The way I see it, mosh has an advantage over et: while mosh is started on connection as the remote and unprivileged user, et relies on etserver running as root on the remote box (after connection is established, etterminal runs as the unprivileged user, though), so any vulnerabilities in etserver may have serious consequences.
I don't believe it's identical at all. Eternal terminal is a TCP-like abstraction that adds another layer of tracking and acknowledgement so that the reliable ordered byte stream can be reconnected and resumed. Mosh is more like a video codec mixed with a terminal that knows how to do limited, speculative local echo that gets subsequently corrected once the display round trip is complete. They're fairly different in approaches.
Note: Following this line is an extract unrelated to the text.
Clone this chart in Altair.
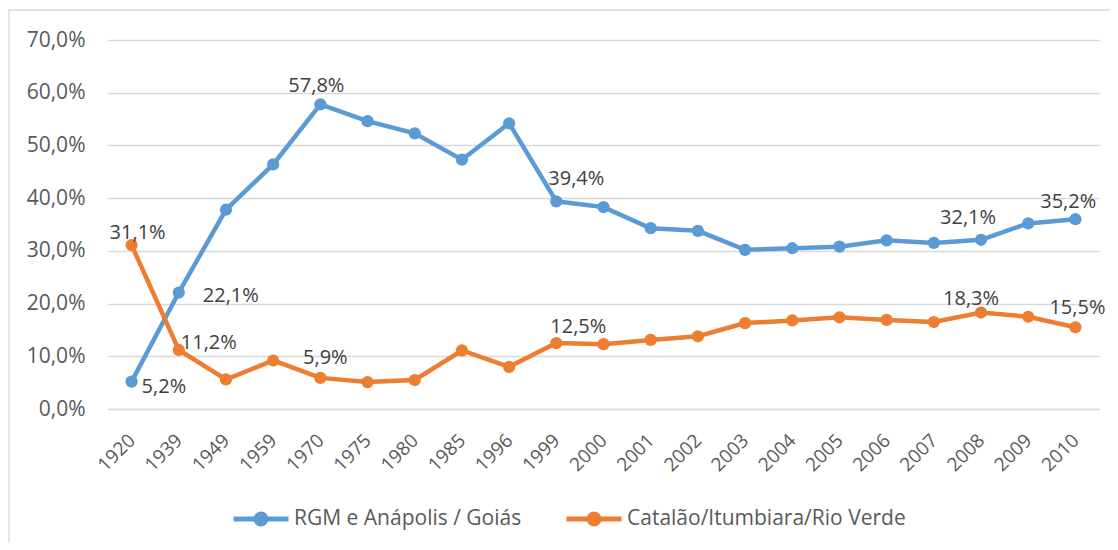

For example eternal terminal has to send all of the bytes in order, so more output requires more bandwidth. Mosh only has to redraw bits of the frame that have changed, at a presumably adaptive rate -- you could scroll a hundred megabytes of text by really quickly, but only need to send a few screen-fulls of updates, which is of course why it doesn't allow for regular terminal scrollback.
No, it doesn’t. The best way I understand it is that mosh syncs a “view” of your current session, whereas et just sends everything. In practice, what this means is if I accidentally cat a 5GB file, mosh zips past as if I were working locally (and ^C works!) whereas et completely locks up until the file reaches its end. That said I still prefer and use et daily due to the scrollback and tmux -CC support.
https://eternalterminal.dev/
I'd be curious about the trade offs too, I'll have to check it out.